I didn’t, at the time, know … but I do know how to work it out from first principles, and it makes a decent little classical mechanics exercise, and also an excuse to figure out how to get MathJax hooked up on this blog, which might be useful in the future. So here’s how it’s done.

The first step in solving one of these problems is to rewrite the question as formally as possible:

At time $t=0$ an object is at position $x=0$ and moving with velocity $\nu=v$. Find the constant acceleration $a$ such that at some future time $t=T$, when the object is at position $x=d$, its velocity will be zero.

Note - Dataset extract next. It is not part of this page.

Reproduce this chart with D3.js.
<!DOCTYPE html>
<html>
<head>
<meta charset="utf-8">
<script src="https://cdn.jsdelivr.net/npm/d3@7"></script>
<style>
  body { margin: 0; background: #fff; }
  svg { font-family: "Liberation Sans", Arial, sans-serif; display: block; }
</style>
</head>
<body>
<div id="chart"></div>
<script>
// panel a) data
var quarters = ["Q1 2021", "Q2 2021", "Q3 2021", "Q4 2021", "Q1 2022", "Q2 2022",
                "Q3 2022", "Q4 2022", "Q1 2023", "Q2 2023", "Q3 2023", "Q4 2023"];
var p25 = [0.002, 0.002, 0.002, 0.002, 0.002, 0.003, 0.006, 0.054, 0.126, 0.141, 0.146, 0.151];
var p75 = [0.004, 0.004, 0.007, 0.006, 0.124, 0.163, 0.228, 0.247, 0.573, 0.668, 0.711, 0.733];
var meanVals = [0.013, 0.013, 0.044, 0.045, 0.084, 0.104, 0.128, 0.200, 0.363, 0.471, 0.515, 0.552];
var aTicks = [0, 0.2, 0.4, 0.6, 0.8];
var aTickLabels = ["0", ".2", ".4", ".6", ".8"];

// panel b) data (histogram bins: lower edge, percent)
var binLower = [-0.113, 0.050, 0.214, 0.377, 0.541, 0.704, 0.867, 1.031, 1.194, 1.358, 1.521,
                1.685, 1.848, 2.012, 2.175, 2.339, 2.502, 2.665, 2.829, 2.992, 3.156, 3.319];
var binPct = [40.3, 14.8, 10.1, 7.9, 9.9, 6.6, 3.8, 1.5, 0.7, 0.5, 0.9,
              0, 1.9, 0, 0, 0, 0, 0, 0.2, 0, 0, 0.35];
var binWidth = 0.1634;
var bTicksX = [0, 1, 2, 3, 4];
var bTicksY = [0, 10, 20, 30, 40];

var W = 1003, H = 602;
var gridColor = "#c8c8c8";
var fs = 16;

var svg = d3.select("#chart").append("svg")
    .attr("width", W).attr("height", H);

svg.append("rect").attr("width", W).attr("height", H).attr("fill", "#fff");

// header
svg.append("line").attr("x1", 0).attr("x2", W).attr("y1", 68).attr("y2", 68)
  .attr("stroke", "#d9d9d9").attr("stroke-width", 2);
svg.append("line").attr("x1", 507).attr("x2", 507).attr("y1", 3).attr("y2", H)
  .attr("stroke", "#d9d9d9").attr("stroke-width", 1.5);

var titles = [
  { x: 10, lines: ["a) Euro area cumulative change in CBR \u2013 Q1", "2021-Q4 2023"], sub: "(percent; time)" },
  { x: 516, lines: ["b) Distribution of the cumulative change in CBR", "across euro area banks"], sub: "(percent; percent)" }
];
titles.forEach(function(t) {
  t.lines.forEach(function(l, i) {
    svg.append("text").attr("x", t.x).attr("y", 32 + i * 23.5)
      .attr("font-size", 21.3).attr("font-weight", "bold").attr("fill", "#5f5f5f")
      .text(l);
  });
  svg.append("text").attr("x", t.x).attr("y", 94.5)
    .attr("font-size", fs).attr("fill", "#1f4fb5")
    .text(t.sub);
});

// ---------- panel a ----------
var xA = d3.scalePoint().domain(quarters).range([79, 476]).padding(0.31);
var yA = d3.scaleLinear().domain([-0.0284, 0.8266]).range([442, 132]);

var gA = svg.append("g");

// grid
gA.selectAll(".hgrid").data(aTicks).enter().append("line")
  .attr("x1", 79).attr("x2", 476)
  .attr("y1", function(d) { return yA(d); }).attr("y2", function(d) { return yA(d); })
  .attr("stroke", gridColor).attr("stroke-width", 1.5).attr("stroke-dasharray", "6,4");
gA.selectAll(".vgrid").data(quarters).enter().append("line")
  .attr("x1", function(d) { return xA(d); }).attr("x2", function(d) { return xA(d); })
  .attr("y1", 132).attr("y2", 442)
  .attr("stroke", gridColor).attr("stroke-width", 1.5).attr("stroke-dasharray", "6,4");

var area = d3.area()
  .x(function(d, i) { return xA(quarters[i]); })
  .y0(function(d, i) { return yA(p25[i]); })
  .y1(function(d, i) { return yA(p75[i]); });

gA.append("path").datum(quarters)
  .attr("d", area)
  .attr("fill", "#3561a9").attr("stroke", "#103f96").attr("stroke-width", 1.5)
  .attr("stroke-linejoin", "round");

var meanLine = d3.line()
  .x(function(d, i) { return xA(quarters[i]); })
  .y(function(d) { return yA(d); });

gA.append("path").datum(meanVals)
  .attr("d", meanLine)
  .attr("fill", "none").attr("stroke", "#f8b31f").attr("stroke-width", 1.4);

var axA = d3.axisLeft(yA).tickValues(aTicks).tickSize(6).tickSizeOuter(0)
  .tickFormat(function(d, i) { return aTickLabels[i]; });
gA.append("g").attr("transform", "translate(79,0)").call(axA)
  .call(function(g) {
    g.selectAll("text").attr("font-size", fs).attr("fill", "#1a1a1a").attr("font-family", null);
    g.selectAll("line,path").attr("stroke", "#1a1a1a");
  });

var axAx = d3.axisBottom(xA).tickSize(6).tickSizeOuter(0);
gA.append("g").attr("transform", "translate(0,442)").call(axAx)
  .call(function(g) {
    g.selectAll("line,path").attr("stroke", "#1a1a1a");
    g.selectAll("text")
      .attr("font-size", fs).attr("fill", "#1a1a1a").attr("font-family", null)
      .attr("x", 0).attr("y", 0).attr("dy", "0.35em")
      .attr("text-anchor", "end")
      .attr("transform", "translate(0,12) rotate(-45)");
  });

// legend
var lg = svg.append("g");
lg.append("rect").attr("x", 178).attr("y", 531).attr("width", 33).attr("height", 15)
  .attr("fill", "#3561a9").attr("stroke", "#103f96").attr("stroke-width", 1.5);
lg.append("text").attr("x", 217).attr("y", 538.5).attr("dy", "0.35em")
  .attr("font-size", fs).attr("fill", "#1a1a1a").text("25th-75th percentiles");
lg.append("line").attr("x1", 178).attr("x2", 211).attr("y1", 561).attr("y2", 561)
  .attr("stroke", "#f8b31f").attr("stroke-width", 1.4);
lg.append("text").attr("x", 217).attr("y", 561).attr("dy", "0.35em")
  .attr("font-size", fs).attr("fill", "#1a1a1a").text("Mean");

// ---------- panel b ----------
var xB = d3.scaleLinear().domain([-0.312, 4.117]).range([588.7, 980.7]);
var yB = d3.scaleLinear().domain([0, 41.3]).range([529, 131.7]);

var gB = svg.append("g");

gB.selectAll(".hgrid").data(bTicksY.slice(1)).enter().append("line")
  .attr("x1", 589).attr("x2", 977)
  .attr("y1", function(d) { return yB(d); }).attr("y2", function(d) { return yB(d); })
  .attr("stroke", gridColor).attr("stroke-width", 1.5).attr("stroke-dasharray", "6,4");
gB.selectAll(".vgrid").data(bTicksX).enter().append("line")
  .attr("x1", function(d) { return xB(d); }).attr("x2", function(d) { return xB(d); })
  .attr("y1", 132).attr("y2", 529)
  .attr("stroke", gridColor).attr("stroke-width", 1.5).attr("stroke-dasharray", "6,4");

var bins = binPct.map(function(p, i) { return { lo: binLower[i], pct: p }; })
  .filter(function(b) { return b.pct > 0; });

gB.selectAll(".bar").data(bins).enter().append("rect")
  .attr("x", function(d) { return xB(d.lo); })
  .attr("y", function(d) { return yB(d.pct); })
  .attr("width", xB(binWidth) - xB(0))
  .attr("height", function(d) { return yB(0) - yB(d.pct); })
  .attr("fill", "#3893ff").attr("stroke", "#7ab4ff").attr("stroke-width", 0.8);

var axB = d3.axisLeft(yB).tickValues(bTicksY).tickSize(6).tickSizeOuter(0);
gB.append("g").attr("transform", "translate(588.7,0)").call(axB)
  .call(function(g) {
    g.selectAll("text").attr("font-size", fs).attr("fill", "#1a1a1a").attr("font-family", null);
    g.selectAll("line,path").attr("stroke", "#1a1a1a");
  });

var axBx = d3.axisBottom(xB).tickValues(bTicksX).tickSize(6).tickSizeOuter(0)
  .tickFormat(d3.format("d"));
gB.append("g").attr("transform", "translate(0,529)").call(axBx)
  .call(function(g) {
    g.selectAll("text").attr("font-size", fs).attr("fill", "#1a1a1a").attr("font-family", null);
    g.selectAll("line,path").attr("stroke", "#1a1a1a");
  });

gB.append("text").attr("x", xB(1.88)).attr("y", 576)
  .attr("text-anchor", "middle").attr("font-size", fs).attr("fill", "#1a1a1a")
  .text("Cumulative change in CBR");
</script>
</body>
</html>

Now how do we do that? It’s time for just a little bit of integral calculus. Velocity is the rate at which a moving object’s position changes, as a function of time, and acceleration is the rate at which a moving object’s *velocity* changes, also as a function of time. The calculus was invented to answer the question, if I know what one of these is, what are the other two? It has a somewhat-deserved reputation for being confusing, but mostly that’s because it’s hard to explain *how you come up with its rules*. If you know the rules, they’re pretty easy to apply. The acceleration in this problem is constant, $a$, and we know at time $0$ the velocity is $v$ and the position is $0$. Therefore, the velocity at time $t$ is

$\nu(t) = v + \int_0^t a\; \text{d}t = v + at$

and the position is

$x(t) = 0 + \int_0^t v + at\; \text{d}t = 0 + vt + \frac{at^2}{2}$

These are both functions of *time*, but we want to solve for acceleration as a function of *distance* and starting velocity. But that’s just a matter of algebra. We want $\nu(T) = 0$, so we plug that into the first of these equations and solve for $T$:

$0 = v + aT \quad\rightarrow\quad T = \frac{-v}{a}$

And we want $x(T) = d$, so we plug both that and the formula for $T$ into the second equation:

$d = v\frac{-v}{a} + \frac{a}{2}\left(\frac{-v}{a}\right)^2$

Now all we have to do is solve for $a$:

$d = \frac{-v^2}{a} + \frac{v^2}{2a}$

$d = \frac{-2v^2 + v^2}{2a}$

$2ad = -v^2$

$a = \frac{-v^2}{2d}$

Wait, the acceleration comes out to be *negative*?! Yes. That’s how you know the object is slowing down rather than speeding up. (If the object weren’t moving in a straight line, its position, velocity, and acceleration would all have to be treated as 2- or 3-dimensional vectors, but the calculations would wind up being very nearly the same, only with more boldface. Also, if the *velocity* were negative, it would mean the object was moving backward. This is, in fact, the difference between velocity and speed: speed is the *magnitude* of velocity, without the direction, so it can never be negative.)